TENERO-CONTRA - «Io qui ho lavorato quando ancora la "grande muraglia" non c'era». Felice Pacchiano, 81enne di Paradiso originario della Campania, è emozionato, mentre guarda la diga della Verzasca che si sta svuotando. La struttura, che sarà presto sottoposta a manutenzione, nelle ultime settimane è decisamente sotto i riflettori. «Sono stato tra i primi a lavorare qui. Come elettricista. Nel 1960 e nel 1961».

Paesaggi nascosti nella memoria – Quel muro di 220 metri, uno dei più alti al mondo, diventato famoso a livello internazionale anche grazie a James Bond, doveva ancora essere eretto. «Quando sono arrivato io, là in fondo c'era solo il fiume. L'opera è stata ultimata nel 1965, ma lì si era proprio agli inizi di tutto. Ritornando sul posto in questi giorni mi sono reso conto che quei paesaggi io li avevo già visti, erano rimasti nascosti nella mia memoria. Ad esempio ricordo molto bene il ponticello sulla destra che tutti possono ammirare mentre osservano il grande vuoto». 

Come un grande villaggio – Era un ventenne, Felice, quando si lanciò nella grande sfida. «Un cantiere così immenso non l'avevo mai visto. E mai l'avrei rivisto in seguito. C'erano postazioni e baracche un po' ovunque. Il mio compito, assieme ad altri due colleghi, era quello di fare in modo che l'elettricità arrivasse ovunque ci fosse bisogno di lavorare con la corrente elettrica. In ogni angolo dell'odierno bacino insomma. Ad esempio nella falegnameria, nell'officina meccanica... Dovete immaginarvi che il cantiere era come un grande villaggio con varie postazioni». 

Il ponte sospeso – Un vero e proprio tuffo nel passato. Felice, che oggi è padre e pure nonno, sospira e i frammenti del suo vissuto tornano a galla. «Nelle prime settimane quelle montagne mi mettevano in soggezione. Non ero abituato, la Verzasca è una valle molto stretta. Alloggiavo a Gordemo, non molto lontano dal maxi cantiere. Se mi guardo attorno, vado a caccia dei punti di riferimento dell'epoca. Cerco ancora di scorgere i luoghi in cui sorgevano gli uffici del consorzio, ad esempio. A un certo punto un gruppo di operai abruzzesi aveva costruito un ponte sospeso, simile a quelli tibetani, in modo che chi lavorava potesse transitare da una sponda all'altra. Oggi ce lo possiamo immaginare se, dalla diga, guardiamo verso il Piano di Magadino. Camminarci sopra non era una cosa evidente, ti venivano le vertigini». 

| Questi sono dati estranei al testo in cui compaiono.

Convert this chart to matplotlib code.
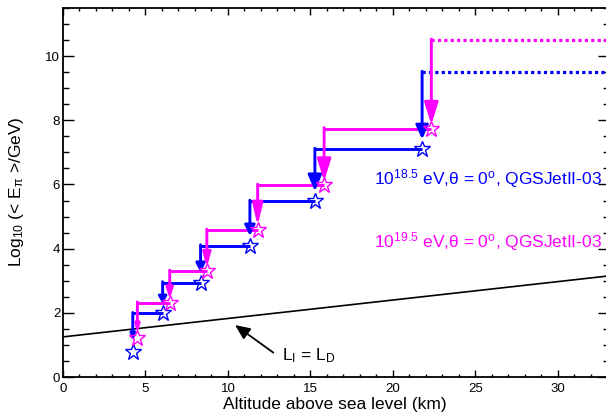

«Un posto che non ho mai dimenticato» – Dopo due anni il lavoro di Felice presso il cantiere della diga si conclude. L'azienda in cui è impiegato lo sposterà a Giornico, dove seguirà un altro progetto. «Ma la diga della Verzasca non l'ho mai dimenticata. All'inizio eravamo in pochi, una settantina. Penso di essere stato uno dei primi a mettere piede in quel cantiere, considerando poi che negli anni successivi ci hanno lavorato in centinaia. Era tutto così nuovo, così enorme. Ancora oggi, a pensarci, mi emoziono».